The midnight ordeal of a retired sheriff at the hands of three robbers was described in court yesterday.

Ewen Stewart was repeatedly slashed, punched, and kicked on the head and body before being bound and gagged and a pillowcase placed over his head.

All the time, the intruders were demanding to be told where his money was, Inverness High Court was told.

All three yesterday pleaded not guilty and were due to stand trial before Lord Johnston and a jury.

However, after an adjournment and before any evidence was led, all three changed their plea to guilty to assault with intent to rob.

Geoffrey Williamson, 24, formerly of Wick, but now of Hatton Place, Rattray, Blairgowrie, admitted slashing, kicking, and punching the sheriff to his severe injury, as well as tying him up and gagging him. He was jailed for five years.

Raymond Rosie, 24, of Kennedy Terrace, Wick, admitted using a knife on their victim, assaulting him to his severe injury, and helping to bind and gag him. He was jailed for four years.

Rosie also admitted that, the previous night, while acting with other people he entered Sheriff Stewart's house and stole five plates, two napkin rings, and four spoons. He was jailed for a year on that charge, the sentence to run concurrently with his other jail term.

Hugh McPhee, 31, of Ackergill Crescent, Wick, admitted cutting the sheriff's phone wire before assaulting him by demanding money and tying him up and gagging him.
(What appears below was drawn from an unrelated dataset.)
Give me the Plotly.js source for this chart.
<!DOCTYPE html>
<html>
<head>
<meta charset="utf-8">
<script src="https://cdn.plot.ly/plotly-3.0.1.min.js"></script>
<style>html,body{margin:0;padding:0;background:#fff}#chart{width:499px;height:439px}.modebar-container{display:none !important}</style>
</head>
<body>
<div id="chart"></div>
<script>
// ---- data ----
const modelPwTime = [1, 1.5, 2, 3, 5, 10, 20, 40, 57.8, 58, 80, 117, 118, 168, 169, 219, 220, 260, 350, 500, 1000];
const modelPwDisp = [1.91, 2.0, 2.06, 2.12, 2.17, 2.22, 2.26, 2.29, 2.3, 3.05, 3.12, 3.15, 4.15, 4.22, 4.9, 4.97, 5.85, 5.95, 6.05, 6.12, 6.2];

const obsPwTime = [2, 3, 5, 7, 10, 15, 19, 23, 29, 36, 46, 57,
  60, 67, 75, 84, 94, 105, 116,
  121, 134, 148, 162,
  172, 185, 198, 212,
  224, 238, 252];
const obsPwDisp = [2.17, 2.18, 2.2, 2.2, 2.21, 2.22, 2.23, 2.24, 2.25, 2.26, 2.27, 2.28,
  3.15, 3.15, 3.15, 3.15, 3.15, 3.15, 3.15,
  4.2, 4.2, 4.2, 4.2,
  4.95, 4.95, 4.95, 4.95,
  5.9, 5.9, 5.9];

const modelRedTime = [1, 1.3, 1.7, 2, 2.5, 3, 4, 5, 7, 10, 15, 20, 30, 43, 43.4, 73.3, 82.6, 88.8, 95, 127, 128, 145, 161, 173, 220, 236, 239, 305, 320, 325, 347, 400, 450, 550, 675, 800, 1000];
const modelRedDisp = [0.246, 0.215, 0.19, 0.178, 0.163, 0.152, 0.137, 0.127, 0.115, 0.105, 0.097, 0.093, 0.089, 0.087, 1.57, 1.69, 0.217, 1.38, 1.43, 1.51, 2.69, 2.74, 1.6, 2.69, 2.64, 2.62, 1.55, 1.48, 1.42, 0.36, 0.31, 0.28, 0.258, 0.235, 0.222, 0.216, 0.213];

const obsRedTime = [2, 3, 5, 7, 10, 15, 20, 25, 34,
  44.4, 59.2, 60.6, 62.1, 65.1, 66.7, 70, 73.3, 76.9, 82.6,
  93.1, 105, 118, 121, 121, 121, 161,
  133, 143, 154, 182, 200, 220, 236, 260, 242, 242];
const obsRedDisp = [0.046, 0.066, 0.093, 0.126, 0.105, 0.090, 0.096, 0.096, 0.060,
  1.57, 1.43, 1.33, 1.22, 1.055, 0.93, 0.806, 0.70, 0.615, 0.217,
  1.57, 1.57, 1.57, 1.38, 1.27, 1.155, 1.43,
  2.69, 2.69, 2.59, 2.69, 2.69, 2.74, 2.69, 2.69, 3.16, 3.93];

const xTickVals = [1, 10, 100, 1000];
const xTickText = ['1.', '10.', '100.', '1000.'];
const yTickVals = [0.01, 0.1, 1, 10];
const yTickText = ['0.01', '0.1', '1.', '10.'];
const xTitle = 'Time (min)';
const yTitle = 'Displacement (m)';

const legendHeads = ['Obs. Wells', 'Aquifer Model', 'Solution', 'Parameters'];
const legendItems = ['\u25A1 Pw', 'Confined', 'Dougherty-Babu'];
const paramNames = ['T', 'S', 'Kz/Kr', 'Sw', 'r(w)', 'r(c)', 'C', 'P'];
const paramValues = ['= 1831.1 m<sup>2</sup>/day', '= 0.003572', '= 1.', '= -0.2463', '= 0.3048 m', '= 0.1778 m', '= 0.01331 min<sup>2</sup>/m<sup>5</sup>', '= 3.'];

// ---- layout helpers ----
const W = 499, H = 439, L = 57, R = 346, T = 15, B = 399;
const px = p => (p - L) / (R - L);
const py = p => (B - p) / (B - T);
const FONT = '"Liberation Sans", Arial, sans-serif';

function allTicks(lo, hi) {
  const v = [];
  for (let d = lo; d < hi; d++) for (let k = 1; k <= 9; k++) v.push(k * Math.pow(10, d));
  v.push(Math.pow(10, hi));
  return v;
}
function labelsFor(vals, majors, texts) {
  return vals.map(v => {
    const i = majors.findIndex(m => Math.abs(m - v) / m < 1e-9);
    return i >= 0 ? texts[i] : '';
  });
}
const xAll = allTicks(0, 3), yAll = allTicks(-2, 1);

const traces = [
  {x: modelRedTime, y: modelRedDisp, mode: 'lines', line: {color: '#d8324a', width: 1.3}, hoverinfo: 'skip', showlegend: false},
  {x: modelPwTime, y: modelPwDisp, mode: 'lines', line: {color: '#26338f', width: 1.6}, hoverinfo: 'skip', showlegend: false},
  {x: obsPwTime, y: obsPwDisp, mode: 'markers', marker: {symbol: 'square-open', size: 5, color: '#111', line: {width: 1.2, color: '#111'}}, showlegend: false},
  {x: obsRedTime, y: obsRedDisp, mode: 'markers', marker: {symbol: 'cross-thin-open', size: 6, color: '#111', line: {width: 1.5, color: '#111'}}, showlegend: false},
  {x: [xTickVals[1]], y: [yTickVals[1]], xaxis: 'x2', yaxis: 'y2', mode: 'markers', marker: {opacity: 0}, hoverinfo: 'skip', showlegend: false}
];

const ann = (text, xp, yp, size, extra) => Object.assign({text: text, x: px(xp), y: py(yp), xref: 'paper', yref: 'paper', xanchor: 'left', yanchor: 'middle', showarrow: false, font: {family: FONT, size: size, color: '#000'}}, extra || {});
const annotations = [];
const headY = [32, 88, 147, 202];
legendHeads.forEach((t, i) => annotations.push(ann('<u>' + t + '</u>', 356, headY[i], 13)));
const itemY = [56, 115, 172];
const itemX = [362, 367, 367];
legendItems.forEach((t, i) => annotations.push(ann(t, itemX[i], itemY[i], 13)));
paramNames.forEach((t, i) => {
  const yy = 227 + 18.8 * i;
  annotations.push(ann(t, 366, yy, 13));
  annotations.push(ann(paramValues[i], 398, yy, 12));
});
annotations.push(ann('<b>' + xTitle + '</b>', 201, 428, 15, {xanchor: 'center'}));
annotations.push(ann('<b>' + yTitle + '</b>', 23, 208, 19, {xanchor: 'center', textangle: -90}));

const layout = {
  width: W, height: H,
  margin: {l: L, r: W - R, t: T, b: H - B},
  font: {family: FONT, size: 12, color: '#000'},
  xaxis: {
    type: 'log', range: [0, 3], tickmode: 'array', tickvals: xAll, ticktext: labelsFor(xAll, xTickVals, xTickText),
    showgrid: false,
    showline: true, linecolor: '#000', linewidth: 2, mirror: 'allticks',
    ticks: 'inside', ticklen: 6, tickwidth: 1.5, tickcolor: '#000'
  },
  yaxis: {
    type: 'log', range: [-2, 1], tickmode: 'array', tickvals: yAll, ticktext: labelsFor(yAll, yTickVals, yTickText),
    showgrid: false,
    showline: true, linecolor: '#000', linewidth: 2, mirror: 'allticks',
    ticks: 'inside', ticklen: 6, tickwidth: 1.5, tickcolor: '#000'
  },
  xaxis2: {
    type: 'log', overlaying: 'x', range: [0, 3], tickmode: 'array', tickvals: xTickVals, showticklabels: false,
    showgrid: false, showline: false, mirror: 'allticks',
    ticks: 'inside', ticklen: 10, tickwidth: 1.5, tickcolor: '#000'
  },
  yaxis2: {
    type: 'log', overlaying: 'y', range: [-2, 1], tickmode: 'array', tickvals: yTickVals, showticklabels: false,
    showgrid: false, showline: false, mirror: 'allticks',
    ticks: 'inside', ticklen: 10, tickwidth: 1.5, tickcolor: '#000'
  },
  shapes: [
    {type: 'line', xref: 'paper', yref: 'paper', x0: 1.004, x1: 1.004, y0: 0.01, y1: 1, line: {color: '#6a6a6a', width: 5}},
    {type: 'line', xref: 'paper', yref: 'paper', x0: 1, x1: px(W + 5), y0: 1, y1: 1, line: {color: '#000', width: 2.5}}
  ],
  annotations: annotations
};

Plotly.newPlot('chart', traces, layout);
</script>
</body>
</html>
Sentence was deferred for reports until August 14 in Edinburgh.

The court was told that all three had previous convictions for assault and theft, mostly at Wick Sheriff Court, where Sheriff Stewart presided until 1992, when he was sacked after his handling of cases was questioned.

Sheriff Stewart, who had lived alone since the death of his wife Norma in 1992, died from natural causes eight months after the raid on his home at Bignold Court, Wick, said Drew McKenzie, advocate-depute, prosecuting.
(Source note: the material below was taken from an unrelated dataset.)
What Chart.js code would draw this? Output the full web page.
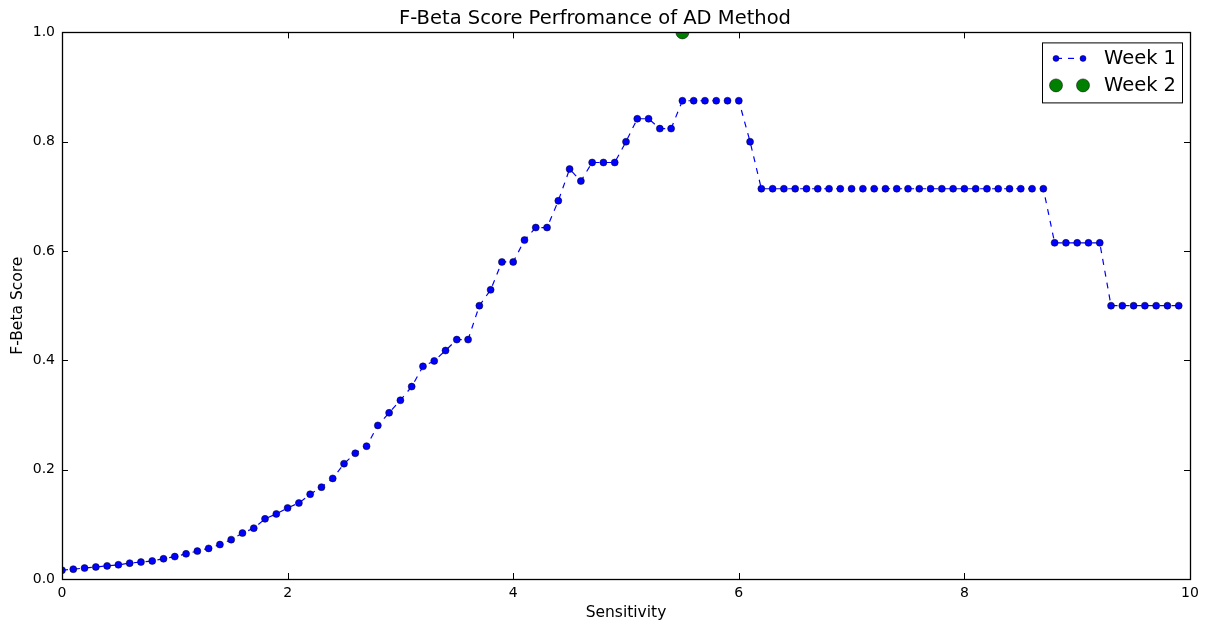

Mr McKenzie described what happened on the night of February 9 last year when the 74-year-old sheriff was disturbed from his bed and confronted the three accused and another man on the landing.

He said: ''While he was being slashed and beaten, it would appear that so frightened was Sheriff Stewart that he lost control of his bladder and bowels.

''The three accused ransacked the upper floor of the house, in particular Sheriff Stewart's bedroom and parts of his study, but, it would appear, left empty handed.

''They did, however, leave him bound, gagged and bleeding among his faeces and urine, where he lay for some seven hours until he was discovered in the morning by the paper boy.''

Lord Johnston told all three: ''The crime of assault and robbery is bad enough but this vicious attack was committed not only on an elderly person but in the home of an elderly person.''

Mr McKenzie said that after the theft from the house, the three accused decided to return to see what else could be stolen. They entered the unlocked house but on this occasion the sheriff was wakened by the noise.

He said: ''On the first-floor landing, he was beaten, bound, and gagged, and slashed with a knife. A bandage was tied around his mouth and a pillow case put over his head and his legs and arms bound with curtain tie-backs.''

He said Sheriff Stewart had been found hypothermic, with very low blood pressure, and spent six days in hospital being treated for four slash wounds to his face and one to his right arm which needed a total of 18 stitches, as well as bruises and abrasions.

The three accused came under suspicion when the stolen goods were found in the garden where Rosie lived.

Derrick Nelson, defence advocate, said Williamson had committed the offence under the influence of drink and Temazepam he was taking for depression but had never committed any crime of this magnitude before.

He added: ''He accepts fully it was a particularly nasty offence.''

Mhairi Richards, Rosie's advocate, said her client had not gone armed with a knife and it had been handed to him by one of the co-accused.